MOSCOW (MRC) -- Svante and Kiewit Energy Group Inc. have entered into an MOU to pursue industrial carbon capture projects under development by industrial carbon emitter clients in the US and Canada including cement, SMR hydrogen, refineries, chemicals, steel, ammonia and pulp & paper facilities, according to Hydrocarbonprocessing.
The KSI Alliance will work as a highly collaborative, integrated team to offer clients a “one-stop-shop” common business development and construction approach from pre-construction services phase to engineering, procurement and construction (EPC) project delivery.
The carbon capture projects will employ Svante’s solid sorbent technology to capture CO2 directly from industrial post-combustion diluted flue gases as a non-intrusive “end-of-the-pipe’’ solution to produce pipeline-grade pure CO2 for safe storage.

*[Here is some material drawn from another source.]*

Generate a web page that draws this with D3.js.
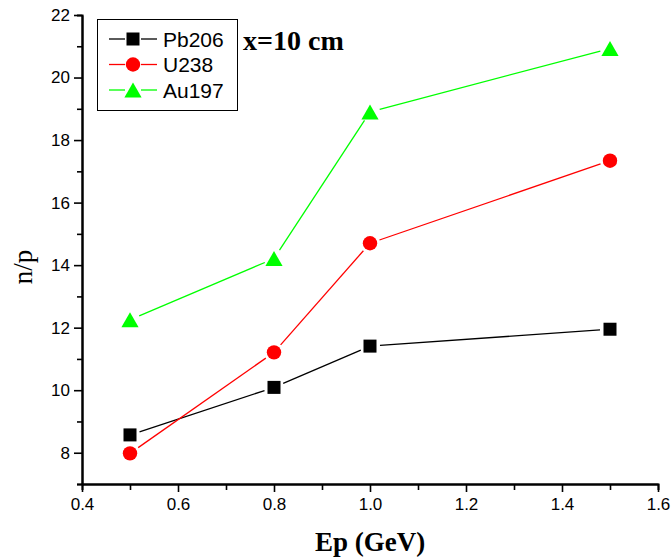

Through this collaboration, both companies intend to address the critical need of lowering the capital cost of the capture of the carbon dioxide emitted from industrial facilities in order to achieve the world’s net-zero carbon goals required to stabilize the climate.

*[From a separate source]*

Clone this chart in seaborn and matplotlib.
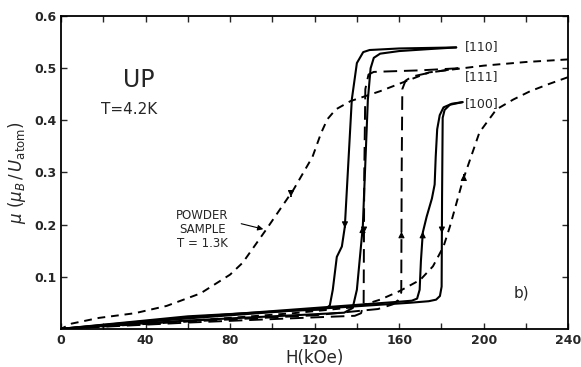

As MRC wrote before, in September 2021, Mitsubishi Corp and Shell Canada Products, by its managing partner, Shell Canada Limited (Shell Canada) signed a Memorandum of Understanding (MoU) relating to the production of low-carbon hydrogen through the use of carbon capture and storage (CCS) near Edmonton, Canada.
Mitsubishi Corp said it aims to build and start-up the low-carbon hydrogen facility near the Shell Energy and Chemicals Park Scotford towards the latter half of this decade, and Shell would provide CO2 storage via the proposed Polaris CCS project. The low-carbon hydrogen, commonly called blue hydrogen, would be produced via a natural gas feedstock and exported mainly to the Japanese market to produce clean energy.
We remind that Royal Dutch Shell plans to reduce its refining and chemicals portfolio by more than half, it said in July 2020 without giving a precise timeframe. The move is part of the Anglo-Dutch company's plan to shrink its oil and gas business and expand its renewables and power division to reduce greenhouse gas emissions sharply by 2050.
Ethylene and propylene are the main feedstocks for the production of polyethylene (PE) and polypropylene (PP), respectively.
According to MRC's ScanPlast report, Russia's estimated PE consumption totalled 2,047,100 tonnes in the first ten months of 2021, up by 17% year on year. Shipments of all grades of ethylene polymers increased. At the same time, PP shipments to the Russian market were 1,226,530 tonnes in January-October 2021, up by 26% year on year. Supply of propylene homopolymers (homopolymer PP) and block-copolymers of propylene (PP block copolymers) increased, whereas supply of injection moulding stat-copolymers of propylene (PP random copolymers) decreased significantly.